■ Problem to work on
Output the full listing below exactly as it reads, and skip anything that is a picture.

■ Input material
▬▬▬▬▬▬

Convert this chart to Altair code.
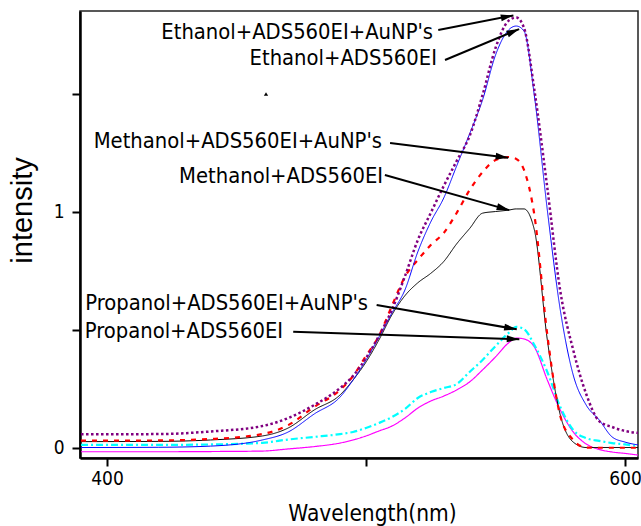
import math
import altair as alt
import pandas as pd

# ---------------- data ----------------
wavelength = [390, 420, 440, 460, 470, 480, 490, 495, 500, 505, 510, 515, 520, 525, 530,
              535, 540, 545, 550, 555, 558, 561, 565, 570, 575, 580, 585, 590, 595, 600, 605]

ethanol_aunp = [0.058, 0.059, 0.070, 0.093, 0.127, 0.182, 0.254, 0.305, 0.381, 0.475, 0.585,
                0.727, 0.881, 0.996, 1.110, 1.216, 1.322, 1.496, 1.695, 1.810, 1.824, 1.780,
                1.517, 1.102, 0.665, 0.415, 0.229, 0.114, 0.089, 0.072, 0.064]
ethanol = [0.002, 0.003, 0.008, 0.034, 0.068, 0.144, 0.216, 0.288, 0.373, 0.470, 0.572,
           0.669, 0.831, 0.958, 1.059, 1.195, 1.331, 1.475, 1.665, 1.771, 1.788, 1.767,
           1.492, 1.008, 0.585, 0.309, 0.182, 0.119, 0.047, 0.025, 0.013]
methanol_aunp = [0.031, 0.032, 0.038, 0.059, 0.097, 0.174, 0.246, 0.305, 0.390, 0.475, 0.602,
                 0.725, 0.797, 0.860, 0.911, 0.996, 1.093, 1.169, 1.220, 1.233, 1.225, 1.178,
                 0.987, 0.479, 0.136, 0.034, 0.002, 0.001, 0.001, 0.001, 0.001]
methanol = [0.027, 0.028, 0.034, 0.051, 0.085, 0.161, 0.225, 0.288, 0.364, 0.458, 0.564,
            0.645, 0.700, 0.740, 0.790, 0.865, 0.930, 0.995, 1.002, 1.008, 1.013, 1.013,
            0.924, 0.458, 0.140, 0.025, 0.002, 0.002, 0.002, 0.002, 0.002]
propanol_aunp = [0.013, 0.013, 0.015, 0.022, 0.036, 0.047, 0.059, 0.068, 0.085, 0.106, 0.131,
                 0.165, 0.212, 0.237, 0.254, 0.271, 0.322, 0.373, 0.432, 0.487, 0.513, 0.504,
                 0.436, 0.322, 0.174, 0.076, 0.042, 0.030, 0.021, 0.015, 0.008]
propanol = [-0.016, -0.016, -0.015, -0.013, -0.004, 0.006, 0.021, 0.034, 0.051, 0.072, 0.093,
            0.127, 0.169, 0.199, 0.220, 0.246, 0.280, 0.331, 0.386, 0.445, 0.466, 0.462,
            0.428, 0.288, 0.161, 0.068, 0.017, -0.006, -0.017, -0.023, -0.030]

series_names = ["Ethanol+ADS560EI+AuNP's", "Ethanol+ADS560EI",
                "Methanol+ADS560EI+AuNP's", "Methanol+ADS560EI",
                "Propanol+ADS560EI+AuNP's", "Propanol+ADS560EI"]
series_values = [ethanol_aunp, ethanol, methanol_aunp, methanol, propanol_aunp, propanol]

# annotation anchors (data coordinates)
label_x = [525.9, 527.4, 506.2, 506.6, 500.8, 468.0]
label_y = [1.733, 1.623, 1.271, 1.123, 0.585, 0.466]
arrow_x1 = [527.9, 530.5, 509.3, 507.3, 504.1, 471.9]
arrow_y1 = [1.771, 1.644, 1.292, 1.157, 0.606, 0.493]
arrow_x2 = [556.9, 559.1, 554.9, 555.3, 558.2, 559.2]
arrow_y2 = [1.833, 1.775, 1.230, 1.008, 0.503, 0.461]

marker_x = [461.4]
marker_y = [1.5]

# ---------------- styles ----------------
series_colors = ["#800080", "#0000ff", "#ff0000", "#000000", "#00ffff", "#ff00ff"]
series_dash = [[2.5, 2.5], [1, 0], [5, 6], [1, 0], [7, 3, 2, 3], [1, 0]]
series_width = [2.5, 1.0, 2.2, 1.0, 2.2, 1.2]
draw_order = [5, 4, 3, 2, 1, 0]

W, H = 558, 447
X_DOM = [389.6, 605.0]
Y_DOM = [-0.0424, 1.8517]
NARROW = "Noto Sans Condensed, DejaVu Sans Condensed"

xscale = alt.Scale(domain=X_DOM, nice=False, zero=False)
yscale = alt.Scale(domain=Y_DOM, nice=False, zero=False)

x_axis = alt.Axis(values=[400, 500, 600], labelExpr="datum.value == 500 ? '' : datum.label",
                  title="Wavelength(nm)", grid=False, tickSize=8, tickWidth=2,
                  labelFont=NARROW, labelFontSize=19, labelPadding=3, labelColor="black",
                  titleFont=NARROW, titleFontSize=22.5, titleFontWeight="normal",
                  titleX=292, titleY=62, titleAlign="center", titleBaseline="alphabetic",
                  titleColor="black", domainColor="black", domainWidth=2.5, tickColor="black")
y_axis = alt.Axis(values=[0, 0.5, 1, 1.5],
                  labelExpr="(datum.value == 0 || datum.value == 1) ? format(datum.value, 'd') : ''",
                  title="intensity", grid=False, tickSize=8, tickWidth=2,
                  labelFont=NARROW, labelFontSize=19, labelPadding=8, labelColor="black",
                  titleFont="Liberation Sans", titleFontSize=29,
                  titleFontWeight="normal", titleX=-58, titleY=199, titleAngle=270,
                  titleAlign="center", titleBaseline="middle", titleColor="black",
                  domainColor="black", domainWidth=2.5, tickColor="black")


def X(field):
    return alt.X(field, scale=xscale, axis=x_axis)


def Y(field):
    return alt.Y(field, scale=yscale, axis=y_axis)


layers = []
for i in draw_order:
    df = pd.DataFrame({"wavelength": wavelength, "value": series_values[i],
                       "series": series_names[i]})
    ch = alt.Chart(df).mark_line(
        color=series_colors[i], strokeDash=series_dash[i], strokeWidth=series_width[i],
        interpolate="monotone", clip=True
    ).encode(x=X("wavelength:Q"), y=Y("value:Q"), detail="series:N")
    layers.append(ch)

# arrows
px_per_x = W / (X_DOM[1] - X_DOM[0])
px_per_y = H / (Y_DOM[1] - Y_DOM[0])
angles = []
for a, b, c, d in zip(arrow_x1, arrow_y1, arrow_x2, arrow_y2):
    dx = (c - a) * px_per_x
    dy = -(d - b) * px_per_y
    angles.append(math.degrees(math.atan2(dx, -dy)) % 360)

arrows = pd.DataFrame({"x1": arrow_x1, "y1": arrow_y1, "x2": arrow_x2, "y2": arrow_y2,
                       "angle": angles, "label": series_names,
                       "lx": label_x, "ly": label_y})

rules = alt.Chart(arrows).mark_rule(color="black", strokeWidth=2).encode(
    x=X("x1:Q"), y=Y("y1:Q"), x2="x2:Q", y2="y2:Q")
heads = alt.Chart(arrows).mark_point(
    shape="M0,0L0.5,1.8L-0.5,1.8Z", filled=True, color="black", opacity=1, size=196
).encode(x=X("x2:Q"), y=Y("y2:Q"), angle=alt.Angle("angle:Q", scale=None))
texts = alt.Chart(arrows).mark_text(
    align="right", baseline="alphabetic", font=NARROW, fontSize=21.8, color="black"
).encode(x=X("lx:Q"), y=Y("ly:Q"), text="label:N")

mk = pd.DataFrame({"x": marker_x, "y": marker_y})
marker = alt.Chart(mk).mark_point(shape="triangle-up", filled=True, color="black",
                                  opacity=1, size=18).encode(x=X("x:Q"), y=Y("y:Q"))

chart = alt.layer(*layers, rules, heads, texts, marker).properties(
    width=W, height=H,
    background="white",
    autosize=alt.AutoSizeParams(type="none"),
    padding={"left": 80, "top": 11, "right": 3, "bottom": 68},
).configure_view(stroke="#222222", strokeWidth=1.5)

chart.save("out.html", embed_options={"renderer": "svg", "actions": False})
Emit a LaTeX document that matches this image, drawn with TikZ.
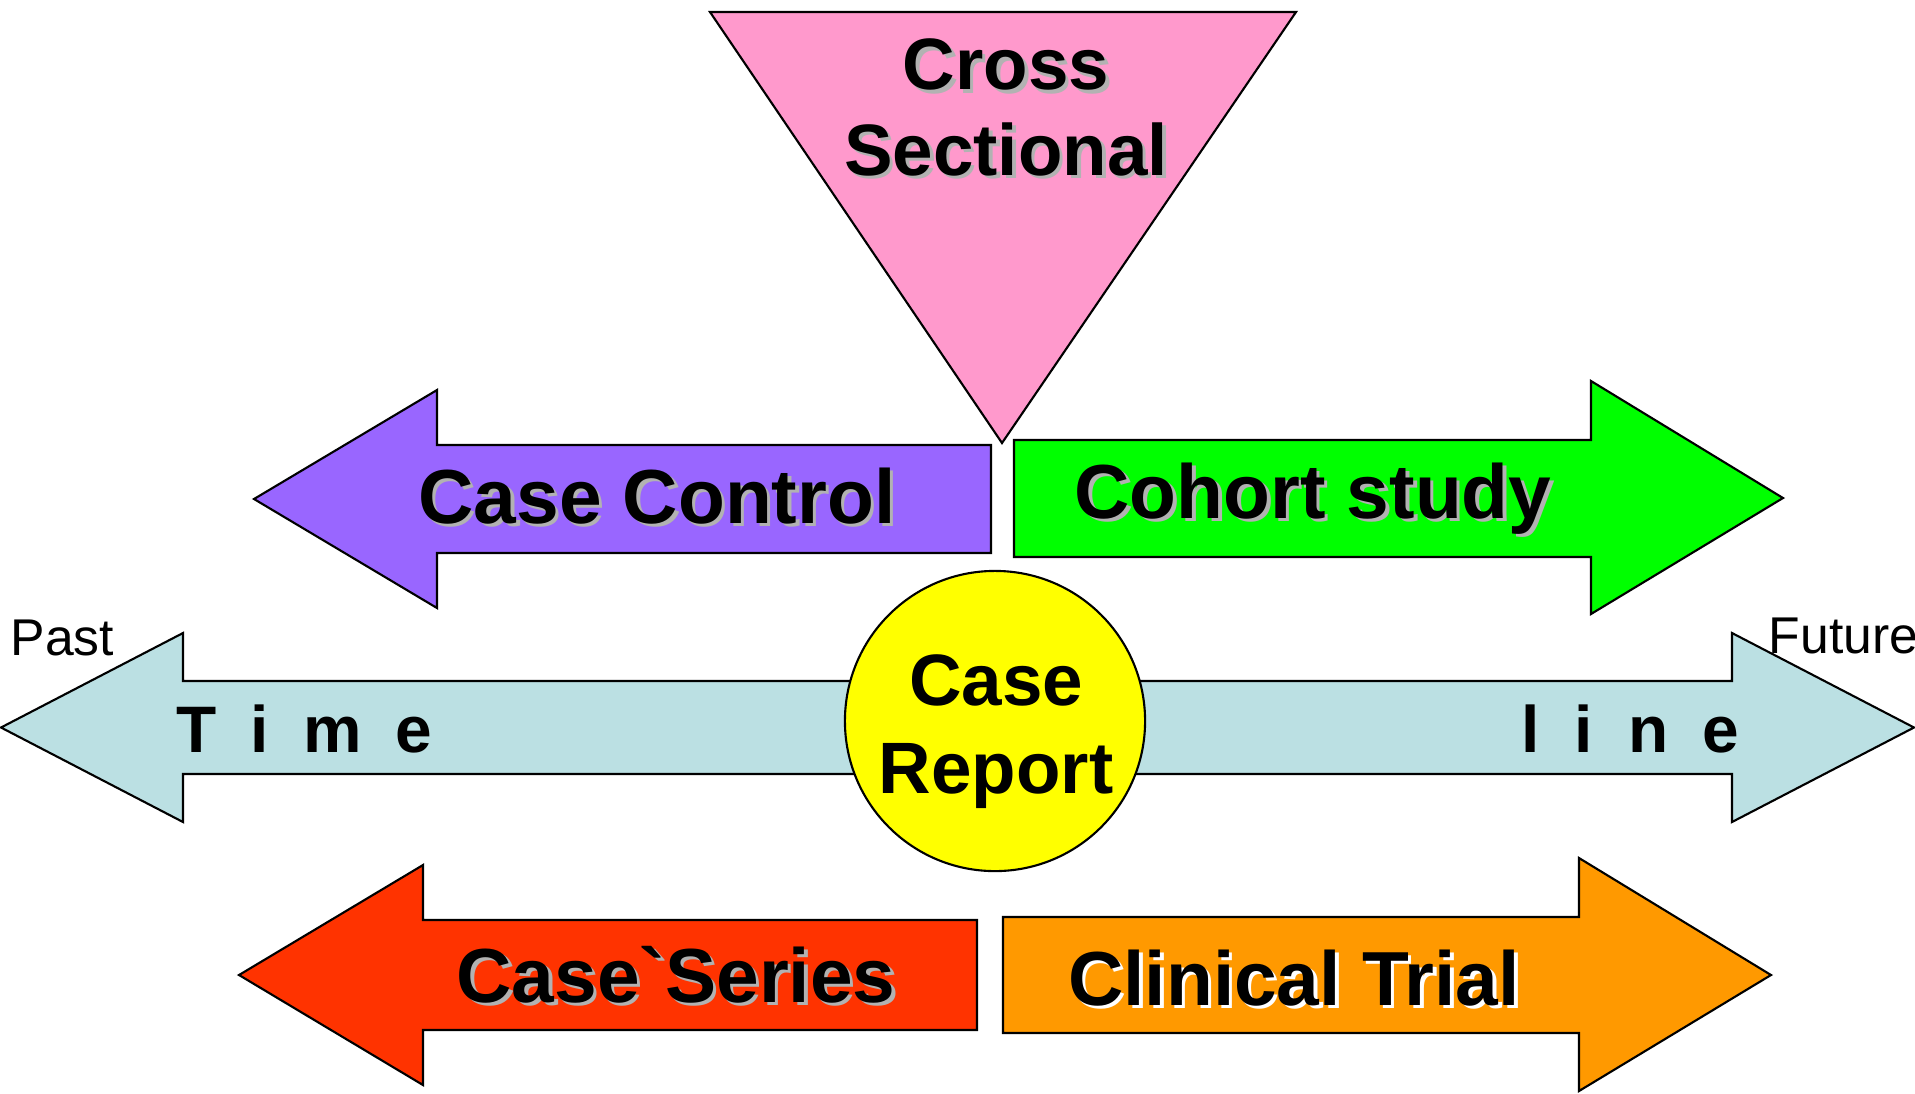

▬▬▬▬▬▬

■ Solution for this task
Convert this chart to Altair code.
import math
import altair as alt
import pandas as pd

# ---------------- data ----------------
wavelength = [390, 420, 440, 460, 470, 480, 490, 495, 500, 505, 510, 515, 520, 525, 530,
              535, 540, 545, 550, 555, 558, 561, 565, 570, 575, 580, 585, 590, 595, 600, 605]

ethanol_aunp = [0.058, 0.059, 0.070, 0.093, 0.127, 0.182, 0.254, 0.305, 0.381, 0.475, 0.585,
                0.727, 0.881, 0.996, 1.110, 1.216, 1.322, 1.496, 1.695, 1.810, 1.824, 1.780,
                1.517, 1.102, 0.665, 0.415, 0.229, 0.114, 0.089, 0.072, 0.064]
ethanol = [0.002, 0.003, 0.008, 0.034, 0.068, 0.144, 0.216, 0.288, 0.373, 0.470, 0.572,
           0.669, 0.831, 0.958, 1.059, 1.195, 1.331, 1.475, 1.665, 1.771, 1.788, 1.767,
           1.492, 1.008, 0.585, 0.309, 0.182, 0.119, 0.047, 0.025, 0.013]
methanol_aunp = [0.031, 0.032, 0.038, 0.059, 0.097, 0.174, 0.246, 0.305, 0.390, 0.475, 0.602,
                 0.725, 0.797, 0.860, 0.911, 0.996, 1.093, 1.169, 1.220, 1.233, 1.225, 1.178,
                 0.987, 0.479, 0.136, 0.034, 0.002, 0.001, 0.001, 0.001, 0.001]
methanol = [0.027, 0.028, 0.034, 0.051, 0.085, 0.161, 0.225, 0.288, 0.364, 0.458, 0.564,
            0.645, 0.700, 0.740, 0.790, 0.865, 0.930, 0.995, 1.002, 1.008, 1.013, 1.013,
            0.924, 0.458, 0.140, 0.025, 0.002, 0.002, 0.002, 0.002, 0.002]
propanol_aunp = [0.013, 0.013, 0.015, 0.022, 0.036, 0.047, 0.059, 0.068, 0.085, 0.106, 0.131,
                 0.165, 0.212, 0.237, 0.254, 0.271, 0.322, 0.373, 0.432, 0.487, 0.513, 0.504,
                 0.436, 0.322, 0.174, 0.076, 0.042, 0.030, 0.021, 0.015, 0.008]
propanol = [-0.016, -0.016, -0.015, -0.013, -0.004, 0.006, 0.021, 0.034, 0.051, 0.072, 0.093,
            0.127, 0.169, 0.199, 0.220, 0.246, 0.280, 0.331, 0.386, 0.445, 0.466, 0.462,
            0.428, 0.288, 0.161, 0.068, 0.017, -0.006, -0.017, -0.023, -0.030]

series_names = ["Ethanol+ADS560EI+AuNP's", "Ethanol+ADS560EI",
                "Methanol+ADS560EI+AuNP's", "Methanol+ADS560EI",
                "Propanol+ADS560EI+AuNP's", "Propanol+ADS560EI"]
series_values = [ethanol_aunp, ethanol, methanol_aunp, methanol, propanol_aunp, propanol]

# annotation anchors (data coordinates)
label_x = [525.9, 527.4, 506.2, 506.6, 500.8, 468.0]
label_y = [1.733, 1.623, 1.271, 1.123, 0.585, 0.466]
arrow_x1 = [527.9, 530.5, 509.3, 507.3, 504.1, 471.9]
arrow_y1 = [1.771, 1.644, 1.292, 1.157, 0.606, 0.493]
arrow_x2 = [556.9, 559.1, 554.9, 555.3, 558.2, 559.2]
arrow_y2 = [1.833, 1.775, 1.230, 1.008, 0.503, 0.461]

marker_x = [461.4]
marker_y = [1.5]

# ---------------- styles ----------------
series_colors = ["#800080", "#0000ff", "#ff0000", "#000000", "#00ffff", "#ff00ff"]
series_dash = [[2.5, 2.5], [1, 0], [5, 6], [1, 0], [7, 3, 2, 3], [1, 0]]
series_width = [2.5, 1.0, 2.2, 1.0, 2.2, 1.2]
draw_order = [5, 4, 3, 2, 1, 0]

W, H = 558, 447
X_DOM = [389.6, 605.0]
Y_DOM = [-0.0424, 1.8517]
NARROW = "Noto Sans Condensed, DejaVu Sans Condensed"

xscale = alt.Scale(domain=X_DOM, nice=False, zero=False)
yscale = alt.Scale(domain=Y_DOM, nice=False, zero=False)

x_axis = alt.Axis(values=[400, 500, 600], labelExpr="datum.value == 500 ? '' : datum.label",
                  title="Wavelength(nm)", grid=False, tickSize=8, tickWidth=2,
                  labelFont=NARROW, labelFontSize=19, labelPadding=3, labelColor="black",
                  titleFont=NARROW, titleFontSize=22.5, titleFontWeight="normal",
                  titleX=292, titleY=62, titleAlign="center", titleBaseline="alphabetic",
                  titleColor="black", domainColor="black", domainWidth=2.5, tickColor="black")
y_axis = alt.Axis(values=[0, 0.5, 1, 1.5],
                  labelExpr="(datum.value == 0 || datum.value == 1) ? format(datum.value, 'd') : ''",
                  title="intensity", grid=False, tickSize=8, tickWidth=2,
                  labelFont=NARROW, labelFontSize=19, labelPadding=8, labelColor="black",
                  titleFont="Liberation Sans", titleFontSize=29,
                  titleFontWeight="normal", titleX=-58, titleY=199, titleAngle=270,
                  titleAlign="center", titleBaseline="middle", titleColor="black",
                  domainColor="black", domainWidth=2.5, tickColor="black")


def X(field):
    return alt.X(field, scale=xscale, axis=x_axis)


def Y(field):
    return alt.Y(field, scale=yscale, axis=y_axis)


layers = []
for i in draw_order:
    df = pd.DataFrame({"wavelength": wavelength, "value": series_values[i],
                       "series": series_names[i]})
    ch = alt.Chart(df).mark_line(
        color=series_colors[i], strokeDash=series_dash[i], strokeWidth=series_width[i],
        interpolate="monotone", clip=True
    ).encode(x=X("wavelength:Q"), y=Y("value:Q"), detail="series:N")
    layers.append(ch)

# arrows
px_per_x = W / (X_DOM[1] - X_DOM[0])
px_per_y = H / (Y_DOM[1] - Y_DOM[0])
angles = []
for a, b, c, d in zip(arrow_x1, arrow_y1, arrow_x2, arrow_y2):
    dx = (c - a) * px_per_x
    dy = -(d - b) * px_per_y
    angles.append(math.degrees(math.atan2(dx, -dy)) % 360)

arrows = pd.DataFrame({"x1": arrow_x1, "y1": arrow_y1, "x2": arrow_x2, "y2": arrow_y2,
                       "angle": angles, "label": series_names,
                       "lx": label_x, "ly": label_y})

rules = alt.Chart(arrows).mark_rule(color="black", strokeWidth=2).encode(
    x=X("x1:Q"), y=Y("y1:Q"), x2="x2:Q", y2="y2:Q")
heads = alt.Chart(arrows).mark_point(
    shape="M0,0L0.5,1.8L-0.5,1.8Z", filled=True, color="black", opacity=1, size=196
).encode(x=X("x2:Q"), y=Y("y2:Q"), angle=alt.Angle("angle:Q", scale=None))
texts = alt.Chart(arrows).mark_text(
    align="right", baseline="alphabetic", font=NARROW, fontSize=21.8, color="black"
).encode(x=X("lx:Q"), y=Y("ly:Q"), text="label:N")

mk = pd.DataFrame({"x": marker_x, "y": marker_y})
marker = alt.Chart(mk).mark_point(shape="triangle-up", filled=True, color="black",
                                  opacity=1, size=18).encode(x=X("x:Q"), y=Y("y:Q"))

chart = alt.layer(*layers, rules, heads, texts, marker).properties(
    width=W, height=H,
    background="white",
    autosize=alt.AutoSizeParams(type="none"),
    padding={"left": 80, "top": 11, "right": 3, "bottom": 68},
).configure_view(stroke="#222222", strokeWidth=1.5)

chart.save("out.html", embed_options={"renderer": "svg", "actions": False})
Emit a LaTeX document that matches this image, drawn with TikZ.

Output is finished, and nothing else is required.